Does the title of this blog infuriate you and/or make you upset? I’m going to guess, yes.
Several years ago, when my son Jayden was about 3 years old, a woman approached me while I was working. I was wearing some sort of Autism Awareness t-shirt, as I often do. She very nicely asked me if I knew someone with Autism. I told her that my son had ASD and so did my cousin. We spoke for a few minutes after that.
She mentioned to me that she was a retired Special Education teacher and taught a number of children over the years with ASD, but there were far less diagnosed throughout her years of teaching then there were now. We spoke about school services and a parent/guardian/caregivers role in advocating for children like Jayden. She asked me how old my son was. She told me that I seemed to have a lot of knowledge early in my sons diagnosis regarding services and advocacy. I thanked her.
Here is where the conversation took an unexpected turn..she said this, and I quote, “You’re a young mom. Your road will be long and exhausting. There are places you can put your son and be able to visit with him as often or as little as you’d like. Kids with Autism don’t make friends or have meaningful relationships with family and friends.
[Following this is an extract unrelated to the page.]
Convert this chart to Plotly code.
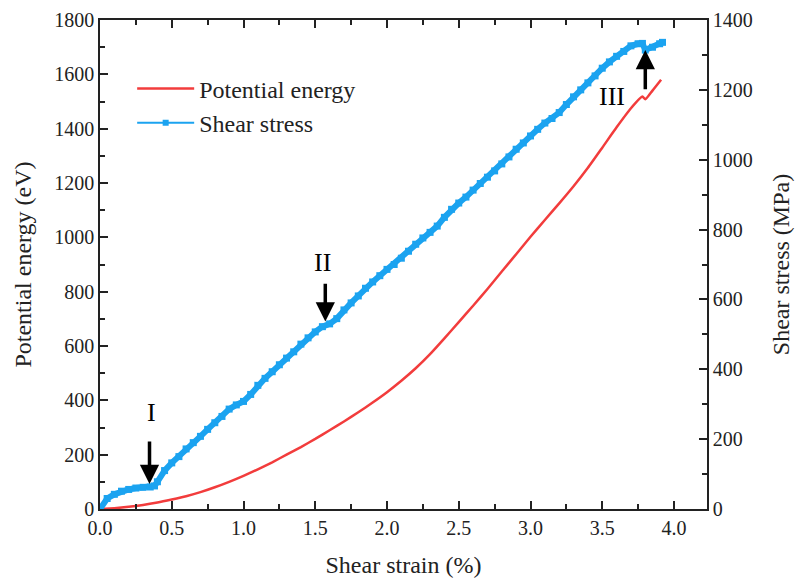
import plotly.graph_objects as go

# Potential energy (eV) vs shear strain (%)
pe_strain = [0.0, 0.1, 0.2, 0.3, 0.4, 0.5, 0.6, 0.7, 0.8, 0.9, 1.0, 1.1, 1.2, 1.3, 1.4,
             1.5, 1.6, 1.7, 1.8, 1.9, 2.0, 2.1, 2.2, 2.3, 2.4, 2.5, 2.6, 2.7, 2.8, 2.9,
             3.0, 3.1, 3.2, 3.3, 3.4, 3.5, 3.6, 3.7, 3.78, 3.80, 3.85, 3.91]
pe_value = [0, 3, 8, 15, 24, 35, 47, 62, 80, 100, 122, 146, 172, 200, 228,
            258, 290, 322, 356, 392, 430, 472, 518, 570, 628, 688, 748, 810, 874, 938,
            1002, 1064, 1125, 1188, 1256, 1330, 1405, 1475, 1518, 1508, 1540, 1580]

# Shear stress (MPa) vs shear strain (%)
ss_strain = [0.00, 0.05, 0.10, 0.15, 0.20, 0.25, 0.30, 0.35, 0.38, 0.40, 0.45, 0.50,
             0.55, 0.60, 0.65, 0.70, 0.75, 0.80, 0.85, 0.90, 0.95, 1.00, 1.05, 1.10,
             1.15, 1.20, 1.25, 1.30, 1.35, 1.40, 1.45, 1.50, 1.55, 1.60, 1.65, 1.70,
             1.75, 1.80, 1.85, 1.90, 1.95, 2.00, 2.05, 2.10, 2.15, 2.20, 2.25, 2.30,
             2.35, 2.40, 2.45, 2.50, 2.55, 2.60, 2.65, 2.70, 2.75, 2.80, 2.85, 2.90,
             2.95, 3.00, 3.05, 3.10, 3.15, 3.20, 3.25, 3.30, 3.35, 3.40, 3.45, 3.50,
             3.55, 3.60, 3.65, 3.70, 3.75, 3.78, 3.80, 3.85, 3.90, 3.92]
ss_value = [0, 30, 42, 51, 56, 60, 62, 63, 66, 78, 110, 132,
            150, 172, 190, 208, 228, 247, 265, 286, 298, 308, 328, 354,
            374, 393, 413, 432, 450, 472, 490, 507, 522, 530, 545, 570,
            590, 610, 632, 650, 668, 686, 700, 718, 738, 758, 776, 792,
            810, 835, 858, 876, 893, 913, 932, 950, 968, 988, 1008, 1030,
            1048, 1068, 1087, 1105, 1118, 1135, 1158, 1180, 1200, 1220, 1240, 1262,
            1280, 1296, 1310, 1326, 1332, 1333, 1314, 1322, 1332, 1336]

x_ticks = [0.0, 0.5, 1.0, 1.5, 2.0, 2.5, 3.0, 3.5, 4.0]

# Marker labels: (label, strain, energy) and arrows: (strain, head eV, tail eV)
labels = [("I", 0.36, 357), ("II", 1.55, 906), ("III", 3.57, 1517)]
arrows = [(0.345, 92, 254), (1.57, 690, 835), (3.80, 1690, 1540)]

RED = "#F23C3C"
BLUE = "#1BA3F0"
FONT = "Liberation Serif, Times New Roman, Times, serif"

fig = go.Figure()
fig.add_trace(go.Scatter(x=pe_strain, y=pe_value, mode="lines", name="Potential energy",
                         line=dict(color=RED, width=2.5, shape="spline", smoothing=0.5),
                         yaxis="y"))
fig.add_trace(go.Scatter(x=ss_strain, y=ss_value, mode="lines+markers", name="Shear stress",
                         line=dict(color=BLUE, width=6),
                         marker=dict(symbol="square", size=7, color=BLUE),
                         yaxis="y2", showlegend=False))
fig.add_trace(go.Scatter(x=[None], y=[None], mode="lines+markers", name="Shear stress",
                         line=dict(color=BLUE, width=2),
                         marker=dict(symbol="square", size=6, color=BLUE), yaxis="y2"))

for text, xs, ye in labels:
    fig.add_annotation(x=xs, y=ye, xref="x", yref="y", text=text, showarrow=False,
                       font=dict(family=FONT, size=26, color="black"))
for xs, yh, yt in arrows:
    fig.add_annotation(x=xs, y=yh, ax=xs, ay=yt, xref="x", yref="y", axref="x", ayref="y",
                       text="", showarrow=True, arrowhead=2, arrowsize=1.1,
                       arrowwidth=3.5, arrowcolor="black")

axis_common = dict(showline=True, linecolor="#222", linewidth=1.5, ticks="inside",
                   ticklen=8, tickwidth=1.5, tickcolor="#222", showgrid=False,
                   zeroline=False, automargin=False,
                   tickfont=dict(family=FONT, size=20, color="#222"),
                   title_font=dict(family=FONT, size=24, color="#222"))

fig.update_layout(
    width=795, height=585,
    margin=dict(l=100, r=88, t=20, b=76),
    paper_bgcolor="white", plot_bgcolor="white",
    font=dict(family=FONT),
    showlegend=True,
    legend=dict(x=0.053, y=0.905, xanchor="left", yanchor="top",
                bgcolor="rgba(0,0,0,0)", font=dict(family=FONT, size=24, color="#222"),
                itemwidth=57, tracegroupgap=0),
    xaxis=dict(range=[0, 4.23], tickvals=x_ticks, ticktext=[f"{v:.1f}" for v in x_ticks],
               mirror="ticks", title=dict(text="Shear strain (%)", standoff=18),
               minor=dict(ticks="inside", dtick=0.25, ticklen=5, tickwidth=1.5, tickcolor="#222"),
               **axis_common),
    yaxis=dict(range=[0, 1800], dtick=200, title=dict(text="Potential energy (eV)", standoff=16),
               minor=dict(ticks="inside", dtick=100, ticklen=5, tickwidth=1.5, tickcolor="#222"),
               **axis_common),
    yaxis2=dict(range=[0, 1400], dtick=200, overlaying="y", side="right",
                title=dict(text="Shear stress (MPa)", standoff=20),
                minor=dict(ticks="inside", dtick=100, ticklen=5, tickwidth=1.5, tickcolor="#222"),
                **axis_common),
)

fig.write_html("out.html")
Trust me! I taught these kids for years. It’ll be much easier for you to live your life at your age. You should really consider it!”
After I processed everything this woman had just said to me, I was FURIOUS! I was hurt! I was upset! How dare this woman, that I don’t even know, say such untrue and hurtful things to me? I said quite a few not so nice things to her in return for her “advice.” The conversation ended immediately following my response.
Do I know what my options are as a parent to a child with a disability? Yes, I am very aware! Everyone’s circumstances are different and unique. Each family has to choose what is right for their child and their family.
To me, she was suggesting that I throw in the towel on my newly diagnosed son and look into residential options for him because it would make things easier. Make things easier for who? I hadn’t even had a chance to live in this new world with my beautiful boy! At some point in time, Jayden will be older, and so will I! I may not be able to provide the level of care he needs anymore and I may have to look for other living arrangements for him. When that time comes, I will cross that bridge and make the best choice for him.
The thing that upset me most, besides her complete ignorance, was that this was a person who once taught children like my son. For her to strongly imply, “Kids with Autism don’t make friends or have meaningful relationships with family and friends. Trust me!”, made me so angry!
Jayden enjoys his time alone, doing his own thing but let’s face it, so do you and I! He may not play with toys the same way his cousins and friends do…he plays with them his way. He may not sit down to play a game without guidance but one thing is for sure, this boy LOVES with his whole heart!
The relationships he has with his family and friends are pure! He loves to be around them! He hugs them, kisses them and plays with them, his way! He has formed and maintained many relationships over the years with the people who put themselves in his life, seamlessly. These relationships are not forced. I can only speak on Jayden’s behalf, but I know this holds true with many of you reading this.
Our journey is far from over. Our road has been long and hard. The best days of my life have been spent with my sweet boy and I would not give up a single day of seeing his beautiful smile.
Jayden is a non-verbal child but the smiles and love in these pictures of him with his family & friends, need no words!